■ Information supplied ■
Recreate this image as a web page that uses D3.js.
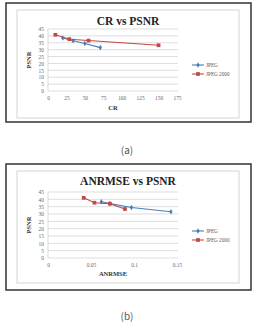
<!DOCTYPE html>
<html>
<head>
<meta charset="utf-8">
<script src="https://cdn.jsdelivr.net/npm/d3@7"></script>
<style>
  body { margin: 0; background: #fff; }
  svg { display: block; }
</style>
</head>
<body>
<svg id="fig" width="256" height="324"></svg>
<script>
// chart data
const seriesNames = ["JPEG", "JPEG 2000"];
const crJpeg = [20, 34, 50, 71];
const psnrJpeg = [38.5, 36.5, 34.5, 31.5];
const crJ2k = [10, 29, 55, 150];
const psnrJ2k = [40.8, 37.6, 36.6, 33.2];
const anrmseJpeg = [0.062, 0.072, 0.097, 0.143];
const psnrJpegB = [38.3, 37.1, 34.4, 31.5];
const anrmseJ2k = [0.0415, 0.054, 0.072, 0.0895];
const psnrJ2kB = [41.0, 37.7, 37.0, 33.4];
const yTicks = [0, 5, 10, 15, 20, 25, 30, 35, 40, 45];
const crTicks = [0, 25, 50, 75, 100, 125, 150, 175];
const anrmseTicks = [0, 0.05, 0.1, 0.15];

const colors = { "JPEG": "#4a7ebb", "JPEG 2000": "#be4b48" };
const serif = "'Liberation Serif', 'DejaVu Serif', serif";

const svg = d3.select("#fig");

function drawPanel(top, cfg) {
	const g = svg.append("g").attr("transform", `translate(0,${top})`);

	// outer frame and inner chart area
	g.append("rect").attr("x", 6).attr("y", 0).attr("width", 245).attr("height", cfg.frameH)
		.attr("fill", "none").attr("stroke", "#333").attr("stroke-width", 1.5);
	g.append("rect").attr("x", 17).attr("y", cfg.innerTop).attr("width", 222).attr("height", cfg.innerH)
		.attr("fill", "#fff").attr("stroke", "#d4d4d4").attr("stroke-width", 1);

	g.append("text").attr("x", 128).attr("y", cfg.titleY)
		.attr("text-anchor", "middle").attr("font-family", serif)
		.attr("font-weight", "bold").attr("font-size", 11.5).attr("fill", "#222")
		.text(cfg.title);

	const x = d3.scaleLinear().domain(cfg.xDomain).range([48, 177]);
	const y = d3.scaleLinear().domain([0, 45]).range([cfg.y0, cfg.y45]);

	// gridlines
	g.append("g").selectAll("line").data(yTicks).join("line")
		.attr("x1", 48).attr("x2", 178)
		.attr("y1", d => y(d)).attr("y2", d => y(d))
		.attr("stroke", "#d0d0d0").attr("stroke-width", 0.7);
	g.append("line").attr("x1", 48).attr("x2", 48).attr("y1", y(0)).attr("y2", y(45))
		.attr("stroke", "#c8c8c8").attr("stroke-width", 0.7);

	const yAxis = g.append("g").attr("transform", "translate(45,0)")
		.call(d3.axisLeft(y).tickValues(yTicks).tickSize(0).tickPadding(1));
	yAxis.select(".domain").remove();
	yAxis.selectAll("text").attr("font-family", serif).attr("font-size", 5.4).attr("fill", "#666");

	const xAxis = g.append("g").attr("transform", `translate(0,${y(0) + 4})`)
		.call(d3.axisBottom(x).tickValues(cfg.xTicks).tickFormat(cfg.fmt).tickSize(0).tickPadding(1));
	xAxis.select(".domain").remove();
	xAxis.selectAll("text").attr("font-family", serif).attr("font-size", 5.4).attr("fill", "#666");

	g.append("text").attr("x", 113).attr("y", cfg.xTitleY).attr("text-anchor", "middle")
		.attr("font-family", serif).attr("font-weight", "bold").attr("font-size", 6.5).attr("fill", "#333")
		.text(cfg.xTitle);
	g.append("text").attr("transform", `translate(31,${(y(0) + y(45)) / 2}) rotate(-90)`)
		.attr("text-anchor", "middle")
		.attr("font-family", serif).attr("font-weight", "bold").attr("font-size", 6.5).attr("fill", "#333")
		.text("PSNR");

	const line = d3.line().x(d => x(d[0])).y(d => y(d[1]));
	cfg.series.forEach((s, i) => {
		const pts = d3.zip(s.xs, s.ys);
		const c = colors[seriesNames[i]];
		g.append("path").datum(pts).attr("d", line)
			.attr("fill", "none").attr("stroke", c).attr("stroke-width", 1.1);
		const sym = d3.symbol().type(i === 0 ? d3.symbolDiamond : d3.symbolSquare).size(i === 0 ? 9 : 14);
		g.append("g").selectAll("path").data(pts).join("path")
			.attr("transform", d => `translate(${x(d[0])},${y(d[1])})`)
			.attr("d", sym).attr("fill", c);
	});

	// legend
	seriesNames.forEach((name, i) => {
		const ly = cfg.legendY + i * 9;
		const c = colors[name];
		g.append("line").attr("x1", 192).attr("x2", 204).attr("y1", ly).attr("y2", ly)
			.attr("stroke", c).attr("stroke-width", 1.1);
		g.append("path").attr("transform", `translate(198,${ly})`)
			.attr("d", d3.symbol().type(i === 0 ? d3.symbolDiamond : d3.symbolSquare).size(i === 0 ? 9 : 14))
			.attr("fill", c);
		g.append("text").attr("x", 206).attr("y", ly + 1.8)
			.attr("font-family", serif).attr("font-size", 5.2).attr("fill", "#555")
			.text(name);
	});

	svg.append("text").attr("x", 127).attr("y", top + cfg.captionY)
		.attr("text-anchor", "middle").attr("font-family", "'Noto Sans CJK KR', 'Noto Sans', sans-serif")
		.attr("font-size", 10).attr("fill", "#555")
		.text(cfg.caption);
}

drawPanel(3, {
	frameH: 119, innerTop: 7, innerH: 108, titleY: 22,
	title: "CR vs PSNR", xTitle: "CR", xTitleY: 107,
	xDomain: [0, 175], xTicks: crTicks, fmt: d3.format("d"),
	y0: 88, y45: 26, legendY: 62,
	series: [{ xs: crJpeg, ys: psnrJpeg }, { xs: crJ2k, ys: psnrJ2k }],
	caption: "(a)", captionY: 151
});

drawPanel(164, {
	frameH: 126, innerTop: 7, innerH: 112, titleY: 21,
	title: "ANRMSE vs PSNR", xTitle: "ANRMSE", xTitleY: 112,
	xDomain: [0, 0.15], xTicks: anrmseTicks, fmt: d => d === 0 ? "0" : String(d),
	y0: 94, y45: 28, legendY: 67,
	series: [{ xs: anrmseJpeg, ys: psnrJpegB }, { xs: anrmseJ2k, ys: psnrJ2kB }],
	caption: "(b)", captionY: 155.5
});
</script>
</body>
</html>
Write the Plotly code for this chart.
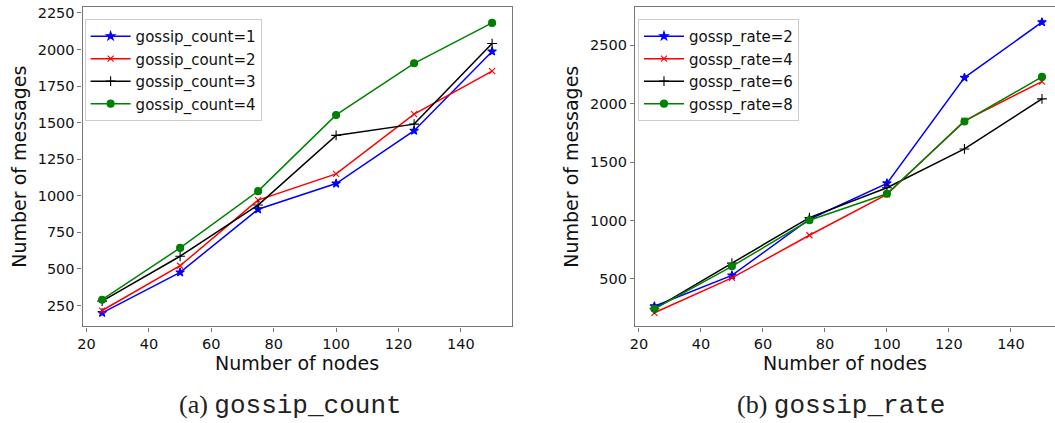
import plotly.graph_objects as go

nodes = [25, 50, 75, 100, 125, 150]

count_labels = ["gossip_count=1", "gossip_count=2", "gossip_count=3", "gossip_count=4"]
count_1 = [200, 477, 908, 1084, 1445, 1987]
count_2 = [216, 522, 971, 1150, 1558, 1853]
count_3 = [280, 587, 937, 1413, 1490, 2041]
count_4 = [290, 644, 1032, 1553, 1906, 2182]

rate_labels = ["gossp_rate=2", "gossp_rate=4", "gossp_rate=6", "gossp_rate=8"]
rate_2 = [267, 531, 1011, 1318, 2222, 2696]
rate_4 = [211, 509, 874, 1223, 1853, 2188]
rate_6 = [245, 636, 1025, 1280, 1612, 2040]
rate_8 = [245, 608, 1002, 1229, 1847, 2228]

xticks = [20, 40, 60, 80, 100, 120, 140]
yticks_a = [250, 500, 750, 1000, 1250, 1500, 1750, 2000, 2250]
yticks_b = [500, 1000, 1500, 2000, 2500]

colors = ["#0000ff", "#ff0000", "#000000", "#008000"]
symbols = ["star", "x-thin-open", "cross-thin-open", "circle"]
msizes = [6.5, 6, 7, 7]

W, H = 1055, 423
def px_x(p):
    return p / W
def px_y(p):
    return 1 - p / H

fig = go.Figure()

for i, (lab, ys) in enumerate(zip(count_labels, [count_1, count_2, count_3, count_4])):
    fig.add_trace(go.Scatter(
        x=nodes, y=ys, name=lab, mode="lines+markers",
        line=dict(color=colors[i], width=1.5),
        marker=dict(symbol=symbols[i], size=msizes[i], color=colors[i],
                    line=dict(color=colors[i], width=1.1)),
        xaxis="x", yaxis="y", legend="legend"))

for i, (lab, ys) in enumerate(zip(rate_labels, [rate_2, rate_4, rate_6, rate_8])):
    fig.add_trace(go.Scatter(
        x=nodes, y=ys, name=lab, mode="lines+markers",
        line=dict(color=colors[i], width=1.5),
        marker=dict(symbol=symbols[i], size=msizes[i], color=colors[i],
                    line=dict(color=colors[i], width=1.1)),
        xaxis="x2", yaxis="y2", legend="legend2"))

spine = "#777777"
tickfont = dict(family="DejaVu Sans", size=14.5, color="#111111")
titlefont = dict(family="DejaVu Sans", size=19, color="#111111")

common_axis = dict(showline=True, linecolor=spine, linewidth=1.3, showgrid=False,
                   zeroline=False, ticks="outside", ticklen=4, tickcolor=spine,
                   tickwidth=1, tickfont=tickfont)

legend_common = dict(xanchor="left", yanchor="top", bgcolor="white",
                     bordercolor="#cccccc", borderwidth=1, itemwidth=40,
                     font=dict(family="DejaVu Sans", size=15, color="#111111"))

fig.update_layout(
    width=W, height=H,
    margin=dict(l=0, r=0, t=0, b=0),
    paper_bgcolor="white", plot_bgcolor="white",
    showlegend=True,
    xaxis=dict(domain=[px_x(78), px_x(509)], range=[18.75, 156.25],
               tickvals=xticks, mirror=True, anchor="y",
               title=dict(text="Number of nodes", font=titlefont, standoff=4),
               **common_axis),
    yaxis=dict(domain=[px_y(326), px_y(5)], range=[107, 2291],
               tickvals=yticks_a, mirror=True, anchor="x",
               title=dict(text="Number of messages", font=titlefont, standoff=6),
               **common_axis),
    xaxis2=dict(domain=[px_x(633), 1.0], range=[18.75, 154.2],
                tickvals=xticks, mirror=True, anchor="y2",
                title=dict(text="Number of nodes", font=titlefont, standoff=4),
                **common_axis),
    yaxis2=dict(domain=[px_y(326), px_y(5)], range=[94, 2826],
                tickvals=yticks_b, mirror=False, anchor="x2",
                title=dict(text="Number of messages", font=titlefont, standoff=6),
                **common_axis),
    legend=dict(x=px_x(80), y=px_y(17), **legend_common),
    legend2=dict(x=px_x(636), y=px_y(17), **legend_common),
)

cap_font = dict(family="Liberation Mono", size=26, color="#222222")
fig.add_annotation(
    x=px_x(287), y=px_y(405), xref="paper", yref="paper",
    xanchor="center", yanchor="middle", showarrow=False, borderpad=0,
    text="<span style='font-family:Liberation Serif'>(a) </span>gossip_count",
    font=cap_font)
fig.add_annotation(
    x=px_x(840), y=px_y(405), xref="paper", yref="paper",
    xanchor="center", yanchor="middle", showarrow=False, borderpad=0,
    text="<span style='font-family:Liberation Serif'>(b) </span>gossip_rate",
    font=cap_font)

fig.write_html("out.html", config={"displayModeBar": False},
               post_script="document.body.style.margin='0';document.body.style.overflow='hidden';")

■ What to do ■
From the listing above, return each line with the word "this".

■ Exercise result ■
Recreate this image as a web page that uses D3.js.
Write the Plotly code for this chart.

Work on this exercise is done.